Berikut adalah hasil kajian yang dilakukan di Eropa Barat mengenai perilaku seksual. Wanita yang berpasangan, jika berselingkuh, memilih pasangan selingkuh yang lebih dominan, lebih tua, lebih menarik secara fisik, lebih simetris penampilannya, dan sudah berpasangan. Wanita lebih cenderung berselingkuh jika pasangan resminya lebih rendah posisinya, lebih muda, dan seterusnya. Bedah kosmetik pada pria mampu menggandakan kemampuannya menarik pasangan selingkuh. Namun semakin atraktif seekor pria, semakin kurang perhatiannya sebagai ayah. Kira-kira satu dari tiga bayi yang lahir di Eropa Barat merupakan hasil perselingkuhan.
Yang melegakan, kajian ini dilakukan bukan pada manusia, melainkan pada burung layang-layang (swallow). Manusia tentu berbeda dengan burung. Mudah2an.
Apakah kecenderungan alami untuk berselingkuh ini lalu membenarkan perilaku perselingkuhan dan poligami pada manusia? Dan lebih dari itu, apakah benar poligami (resmi atau tak resmi) itu menguntungkan manusia, khususnya pria? Hmmm.

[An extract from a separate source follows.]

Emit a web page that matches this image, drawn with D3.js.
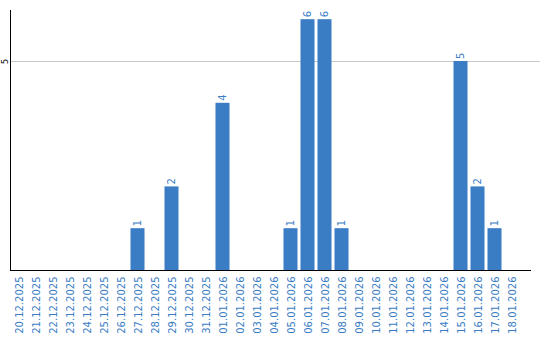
<!DOCTYPE html>
<html>
<head>
<meta charset="utf-8">
<script src="https://cdn.jsdelivr.net/npm/d3@7"></script>
<style>
  body { margin: 0; background: #fff; }
  svg text { font-family: "DejaVu Sans", Verdana, sans-serif; }
</style>
</head>
<body>
<div id="chart"></div>
<script>
"use strict"

/* data */
let dates = [
  "20.12.2025", "21.12.2025", "22.12.2025", "23.12.2025", "24.12.2025",
  "25.12.2025", "26.12.2025", "27.12.2025", "28.12.2025", "29.12.2025",
  "30.12.2025", "31.12.2025", "01.01.2026", "02.01.2026", "03.01.2026",
  "04.01.2026", "05.01.2026", "06.01.2026", "07.01.2026", "08.01.2026",
  "09.01.2026", "10.01.2026", "11.01.2026", "12.01.2026", "13.01.2026",
  "14.01.2026", "15.01.2026", "16.01.2026", "17.01.2026", "18.01.2026"
];
let counts = [
  0, 0, 0, 0, 0, 0, 0, 1, 0, 2,
  0, 0, 4, 0, 0, 0, 1, 6, 6, 1,
  0, 0, 0, 0, 0, 0, 5, 2, 1, 0
];
let yTicks = [5];

let blue = "#3a7dc4";

let drawing = d3.select("#chart")
  .append("svg")
  .attr("width", 540)
  .attr("height", 340);

/* scales */
let x = d3.scaleBand()
  .domain(dates)
  .range([10, 520])
  .paddingInner(0.176)
  .paddingOuter(0.088);

let y = d3.scaleLinear()
  .domain([0, 6.22])
  .range([270, 10]);

/* grid line */
drawing.append("g")
  .selectAll("line")
  .data(yTicks)
  .join("line")
  .attr("x1", 10)
  .attr("x2", 540)
  .attr("y1", d => Math.round(y(d)) + 0.5)
  .attr("y2", d => Math.round(y(d)) + 0.5)
  .attr("stroke", "#c8c8c8")
  .attr("stroke-width", 1);

/* bars */
drawing.append("g")
  .selectAll("rect")
  .data(dates)
  .join("rect")
  .attr("x", d => x(d))
  .attr("width", x.bandwidth())
  .attr("y", (d, i) => y(counts[i]))
  .attr("height", (d, i) => y(0) - y(counts[i]))
  .attr("fill", blue);

/* value labels */
drawing.append("g")
  .selectAll("text")
  .data(dates.filter((d, i) => counts[i] > 0))
  .join("text")
  .attr("transform", d => {
    let v = counts[dates.indexOf(d)];
    return `translate(${x(d) + x.bandwidth() / 2 + 3.5},${y(v) - 2}) rotate(-90)`;
  })
  .attr("font-size", 10)
  .attr("fill", blue)
  .text(d => counts[dates.indexOf(d)]);

/* y axis */
let yAxis = drawing.append("g")
  .attr("transform", "translate(10.5,0)")
  .call(d3.axisLeft(y).tickValues(yTicks).tickFormat(d3.format("d")).tickSize(0).tickPadding(0));
yAxis.select(".domain")
  .attr("d", "M0,10V270")
  .attr("stroke", "#000");
yAxis.selectAll(".tick text")
  .attr("transform", "translate(-5,0) rotate(-90)")
  .attr("x", 0)
  .attr("dy", "0.35em")
  .attr("text-anchor", "middle")
  .attr("font-size", 8)
  .attr("fill", "#000");

/* x axis */
let xAxis = drawing.append("g")
  .attr("transform", "translate(0,270.5)")
  .call(d3.axisBottom(x).tickSize(0).tickPadding(0));
xAxis.select(".domain")
  .attr("d", "M10,0H531")
  .attr("stroke", "#000");
xAxis.selectAll(".tick text")
  .attr("transform", "translate(4,6) rotate(-90)")
  .attr("y", 0)
  .attr("dy", 0)
  .attr("text-anchor", "end")
  .attr("font-size", 10)
  .attr("fill", blue);
</script>
</body>
</html>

Pada tahun 1790, pulau Pitcairn didatangi sembilan penjelajah dari HMS Bounty, disertai enam pria dan tiga belas wanita Polinesia. Ribuan mil dari pulau terdekat, dan puluhan ribu mil dari peradaban, mereka mulai menciptakan peradaban: 15 pria dan 13 wanita. Ketika penjelajah luar menemukan koloni itu 18 tahun kemudian, mereka menemukan tinggal 10 wanita dan 1 pria saja. Pria yang lain? Satu bunuh diri, satu meninggal alami, dan 12 lainnya terbunuh. Satu2nya pria yang hidup itulah hasil seleksi alami yang berdasar kompetisi seksual. Sejak itu, di Pitcairn, ditetapkan bahwa pernikahan harus bersifat monogami. Poligami, setidaknya di Pitcairn, berpotensi membahayakan para pria, dan menghambat peradaban. Dan di mana-mana, saat peradaban mulai dibudidayakan dengan akal, poligami selalu dihapuskan. Setidaknya selalu diawali dengan pembatasan.